- **TO BE DONE**
Quote the data below in full, minus the images.

════════════════════

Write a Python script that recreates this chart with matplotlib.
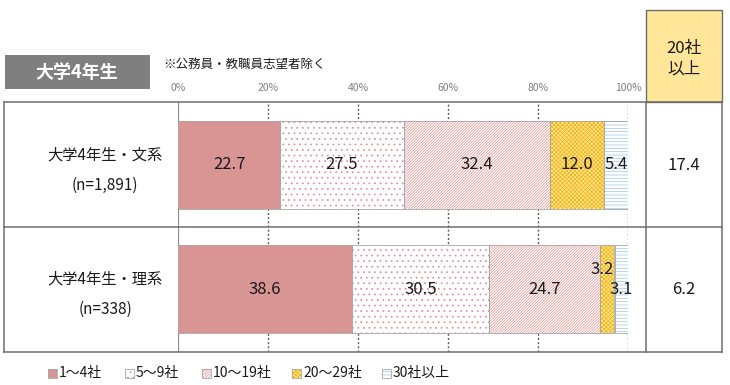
import matplotlib.pyplot as plt
from matplotlib.lines import Line2D
from matplotlib.patches import Rectangle

plt.rcParams['font.family'] = ['Noto Sans CJK JP', 'DejaVu Sans']
plt.rcParams['hatch.linewidth'] = 0.5

# data
rows = ["大学4年生・文系", "大学4年生・理系"]
ns = ["(n=1,891)", "(n=338)"]
categories = ["1～4社", "5～9社", "10～19社", "20～29社", "30社以上"]
values = [
    [22.7, 27.5, 32.4, 12.0, 5.4],
    [38.6, 30.5, 24.7, 3.2, 3.1],
]
over20 = [17.4, 6.2]
ticks = [0, 20, 40, 60, 80, 100]

faces = ["#d99594", "white", "white", "#ffe680", "white"]
hatch_cols = ["#d99594", "#e58a8a", "#e39090", "#f0b020", "#9dc3e6"]
hatches = [None, "...", "/" * 12, "x" * 8, "-" * 5]

W, H = 730, 385
fig = plt.figure(figsize=(W / 100, H / 100), dpi=100)


def fx(px):
    return px / W


def fy(py):
    return 1 - py / H


# bar axes: 0% at x=178, 100% at x=628, table y 102..352
ax = fig.add_axes([fx(178), fy(352), fx(628) - fx(178), fy(102) - fy(352)])
ax.set_xlim(0, 100)
ax.set_ylim(1.508, -0.508)
ax.axis("off")

for t in ticks[1:]:
    ax.axvline(t, color="#606060", lw=1.0, ls=(0, (1.5, 1.5)), zorder=0)
ax.axvline(0, color="#8c8c8c", lw=1.6, zorder=0)

bh = 0.71
for i, row in enumerate(values):
    left = 0
    for j, v in enumerate(row):
        ax.barh(i, v, left=left, height=bh, color=faces[j], edgecolor=hatch_cols[j],
                hatch=hatches[j], linewidth=0, zorder=2)
        ax.barh(i, v, left=left, height=bh, fill=False, edgecolor="#a6a6a6",
                linewidth=0.6, zorder=3)
        cx, cy = left + v / 2, i
        if v < 4 and j == 3:
            cx, cy = left + v / 2 - 1.2, i - 0.16
        ax.text(cx, cy, f"{v:.1f}", ha="center", va="center", fontsize=12,
                color="#1a1a1a", zorder=4)
        left += v

for t in ticks:
    fig.text(fx(178 + 4.5 * t), fy(88), f"{t}%", ha="center", va="center",
             fontsize=7.5, color="#7f7f7f")

# table lines
lc = "#6e6e6e"
for py in [102, 227, 352]:
    fig.add_artist(Line2D([fx(4), fx(722)], [fy(py), fy(py)], color=lc, lw=1.1))
for px in [4, 646, 722]:
    fig.add_artist(Line2D([fx(px), fx(px)], [fy(102), fy(352)], color=lc, lw=1.1))

# 20社以上 header box
fig.add_artist(Rectangle((fx(646), fy(102)), fx(722) - fx(646), fy(10) - fy(102),
                         facecolor="#ffe699", edgecolor=lc, lw=1.0))
fig.text(fx(684), fy(48), "20社", ha="center", va="center", fontsize=12, color="#1a1a1a")
fig.text(fx(684), fy(69), "以上", ha="center", va="center", fontsize=12, color="#1a1a1a")

# title box
fig.add_artist(Rectangle((fx(5), fy(89)), fx(150) - fx(5), fy(55) - fy(89),
                         facecolor="#7f7f7f", edgecolor="none"))
fig.text(fx(77), fy(72), "大学4年生", ha="center", va="center", fontsize=13,
         color="white", fontweight="bold")
fig.text(fx(163), fy(64), "※公務員・教職員志望者除く", ha="left", va="center",
         fontsize=9, color="#1a1a1a")

row_cy = [165, 289]
for i in range(2):
    fig.text(fx(105), fy(row_cy[i] - 10), rows[i], ha="center", va="center",
             fontsize=11, color="#1a1a1a")
    fig.text(fx(105), fy(row_cy[i] + 20), ns[i], ha="center", va="center",
             fontsize=11, color="#1a1a1a")
    fig.text(fx(684), fy(row_cy[i]), f"{over20[i]:.1f}", ha="center", va="center",
             fontsize=12, color="#1a1a1a")

# legend (manual placement to match the original layout)
leg_x = [48, 125, 202, 292, 382]
sq = 9
for j, name in enumerate(categories):
    x0 = leg_x[j]
    box = (fx(x0), fy(373 + sq / 2))
    fig.add_artist(Rectangle(box, fx(sq), fy(0) - fy(sq), facecolor=faces[j],
                             edgecolor=hatch_cols[j], hatch=hatches[j], lw=0))
    fig.add_artist(Rectangle(box, fx(sq), fy(0) - fy(sq), fill=False,
                             edgecolor="#a6a6a6", lw=0.6))
    fig.text(fx(x0 + sq + 2), fy(373), name, ha="left", va="center",
             fontsize=10, color="#1a1a1a")

fig.savefig("out.png", dpi=100)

════════════════════

- **EXERCISE RESULT**
Write a Python script that recreates this chart with matplotlib.
import matplotlib.pyplot as plt
from matplotlib.lines import Line2D
from matplotlib.patches import Rectangle

plt.rcParams['font.family'] = ['Noto Sans CJK JP', 'DejaVu Sans']
plt.rcParams['hatch.linewidth'] = 0.5

# data
rows = ["大学4年生・文系", "大学4年生・理系"]
ns = ["(n=1,891)", "(n=338)"]
categories = ["1～4社", "5～9社", "10～19社", "20～29社", "30社以上"]
values = [
    [22.7, 27.5, 32.4, 12.0, 5.4],
    [38.6, 30.5, 24.7, 3.2, 3.1],
]
over20 = [17.4, 6.2]
ticks = [0, 20, 40, 60, 80, 100]

faces = ["#d99594", "white", "white", "#ffe680", "white"]
hatch_cols = ["#d99594", "#e58a8a", "#e39090", "#f0b020", "#9dc3e6"]
hatches = [None, "...", "/" * 12, "x" * 8, "-" * 5]

W, H = 730, 385
fig = plt.figure(figsize=(W / 100, H / 100), dpi=100)


def fx(px):
    return px / W


def fy(py):
    return 1 - py / H


# bar axes: 0% at x=178, 100% at x=628, table y 102..352
ax = fig.add_axes([fx(178), fy(352), fx(628) - fx(178), fy(102) - fy(352)])
ax.set_xlim(0, 100)
ax.set_ylim(1.508, -0.508)
ax.axis("off")

for t in ticks[1:]:
    ax.axvline(t, color="#606060", lw=1.0, ls=(0, (1.5, 1.5)), zorder=0)
ax.axvline(0, color="#8c8c8c", lw=1.6, zorder=0)

bh = 0.71
for i, row in enumerate(values):
    left = 0
    for j, v in enumerate(row):
        ax.barh(i, v, left=left, height=bh, color=faces[j], edgecolor=hatch_cols[j],
                hatch=hatches[j], linewidth=0, zorder=2)
        ax.barh(i, v, left=left, height=bh, fill=False, edgecolor="#a6a6a6",
                linewidth=0.6, zorder=3)
        cx, cy = left + v / 2, i
        if v < 4 and j == 3:
            cx, cy = left + v / 2 - 1.2, i - 0.16
        ax.text(cx, cy, f"{v:.1f}", ha="center", va="center", fontsize=12,
                color="#1a1a1a", zorder=4)
        left += v

for t in ticks:
    fig.text(fx(178 + 4.5 * t), fy(88), f"{t}%", ha="center", va="center",
             fontsize=7.5, color="#7f7f7f")

# table lines
lc = "#6e6e6e"
for py in [102, 227, 352]:
    fig.add_artist(Line2D([fx(4), fx(722)], [fy(py), fy(py)], color=lc, lw=1.1))
for px in [4, 646, 722]:
    fig.add_artist(Line2D([fx(px), fx(px)], [fy(102), fy(352)], color=lc, lw=1.1))

# 20社以上 header box
fig.add_artist(Rectangle((fx(646), fy(102)), fx(722) - fx(646), fy(10) - fy(102),
                         facecolor="#ffe699", edgecolor=lc, lw=1.0))
fig.text(fx(684), fy(48), "20社", ha="center", va="center", fontsize=12, color="#1a1a1a")
fig.text(fx(684), fy(69), "以上", ha="center", va="center", fontsize=12, color="#1a1a1a")

# title box
fig.add_artist(Rectangle((fx(5), fy(89)), fx(150) - fx(5), fy(55) - fy(89),
                         facecolor="#7f7f7f", edgecolor="none"))
fig.text(fx(77), fy(72), "大学4年生", ha="center", va="center", fontsize=13,
         color="white", fontweight="bold")
fig.text(fx(163), fy(64), "※公務員・教職員志望者除く", ha="left", va="center",
         fontsize=9, color="#1a1a1a")

row_cy = [165, 289]
for i in range(2):
    fig.text(fx(105), fy(row_cy[i] - 10), rows[i], ha="center", va="center",
             fontsize=11, color="#1a1a1a")
    fig.text(fx(105), fy(row_cy[i] + 20), ns[i], ha="center", va="center",
             fontsize=11, color="#1a1a1a")
    fig.text(fx(684), fy(row_cy[i]), f"{over20[i]:.1f}", ha="center", va="center",
             fontsize=12, color="#1a1a1a")

# legend (manual placement to match the original layout)
leg_x = [48, 125, 202, 292, 382]
sq = 9
for j, name in enumerate(categories):
    x0 = leg_x[j]
    box = (fx(x0), fy(373 + sq / 2))
    fig.add_artist(Rectangle(box, fx(sq), fy(0) - fy(sq), facecolor=faces[j],
                             edgecolor=hatch_cols[j], hatch=hatches[j], lw=0))
    fig.add_artist(Rectangle(box, fx(sq), fy(0) - fy(sq), fill=False,
                             edgecolor="#a6a6a6", lw=0.6))
    fig.text(fx(x0 + sq + 2), fy(373), name, ha="left", va="center",
             fontsize=10, color="#1a1a1a")

fig.savefig("out.png", dpi=100)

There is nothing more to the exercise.